It doesn’t get any gayer than this. Forget “Will & Grace” and “Normal, Ohio.” Showtime’s much-publicized American version of the British mini “Queer as Folk” is definitely not a sanitized version of the original show that raised more than a few eyebrows in 1999. If anything, the steamy sex scenes are even more amped up and graphic in this fast-moving series that paints an uncompromising and unpleasant picture of the young, gay urban experience. But as Brit creator Russell T Davies and U.S. writers Ron Cowen and Daniel Lipman have pointed out in numerous press interviews, the series is not responsible for the hedonistic, shallow lifestyles of many of its lead characters. Although show lacks the freshness and depth of the Brit series, it offers an honest, politically incorrect slice of life that’s as heartbreaking at times as it is funny.
This time around, the story is set in a working-class neighborhood in Pittsburgh instead of Manchester, England. In the two-hour opener, viewers meet Brian (Gale Harold), a sexual conquistador who changes partners as often as some change TV channels. Rarely motivated by anything other than pleasing himself, he moves from one man to the next and scorns anyone who believes in love and commitment.
Following Brian around like a puppy is his childhood friend Michael (Hal Sparks), a boyish store manager whose life changes when an older man (chiropractor Chris Potter) shows some interest in him.
Also in the picture is 17-year-old Justin (Randy Harrison), one of Brian’s one-night-stands who falls for him in a big way, and lesbian couple Lindsay (Thea Gill) and Melanie (Michelle Clunie) who are new mommies thanks to sperm generously donated by superstud Brian.
Rounding out the cast are Emmet (Peter Paige), a flamboyant club boy who has a fling with a Japanese hustler, and Ted (Scott Lowell), an accountant with a big porn collection and very little self-esteem.
Although several of the leads fail to go beyond the sitcom-ish, surface delivery of their lines (relative newcomers Harold and Sparks come nowhere close to generating the charisma and chemistry of Aidan Gillen and Craig Kelly in the Brit version) the women seem to fare better here. Gill and Clunie are quite effective as the sensible lesbian couple whose lives are forever entangled with Brian’s, and the dynamics of their relationship is frequently more interesting than the sexual escapades of the boys.
Veteran actress Sharon Gless (“Cagney and Lacy”) also makes a most welcome return to the tube as Michael’s accepting mother. Her portrayal of a working class woman who feels at home in the gay and lesbian community, is a real winner, and she brings a heady poignancy to almost all of her scenes.
Director Russell Mulcahy (“The Highlander”) adds his usual visual-candy approach to the subject matter.

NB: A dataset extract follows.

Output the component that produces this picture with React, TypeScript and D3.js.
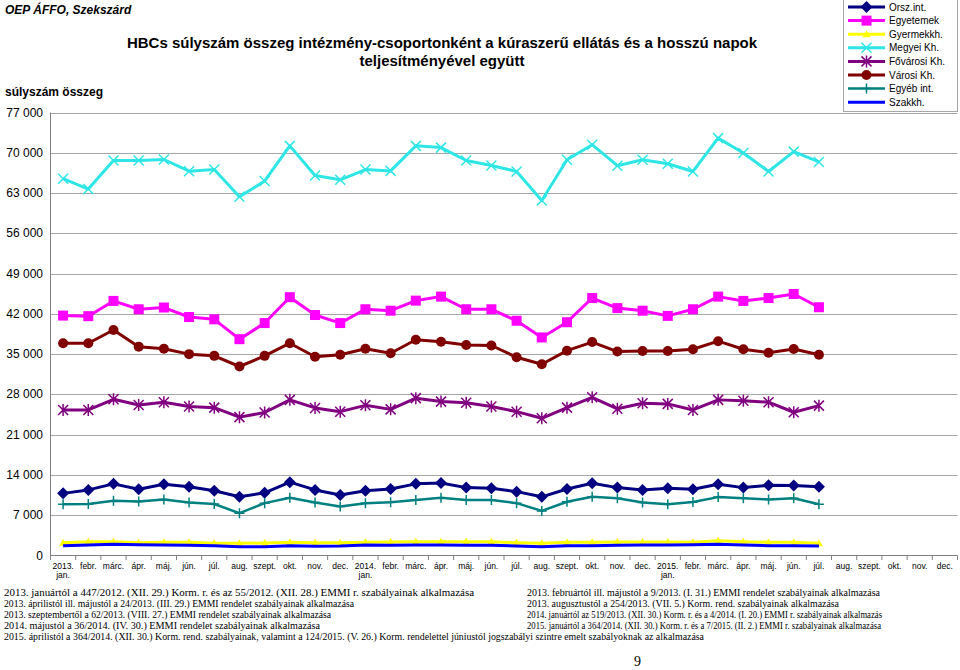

There are a lot of MTV-style, super-hyper sequences, and the sex scenes, as explicit as they are, are handled quite tastefully.
The episodic nature of the show and its storylines may remind some viewers of Armistead Maupin’s “Tales of the City,” but overall, the tone of “Queer as Folks” has a certain year-2000 acidity. Although everyone seems to be having lots of sex (in museums, hospitals, executive restrooms, sex clubs, starkly decorated condos and various other spots), there’s a cruel undercurrent here, which points out to the way youth and muscular definition are valued above anything else in the gay community.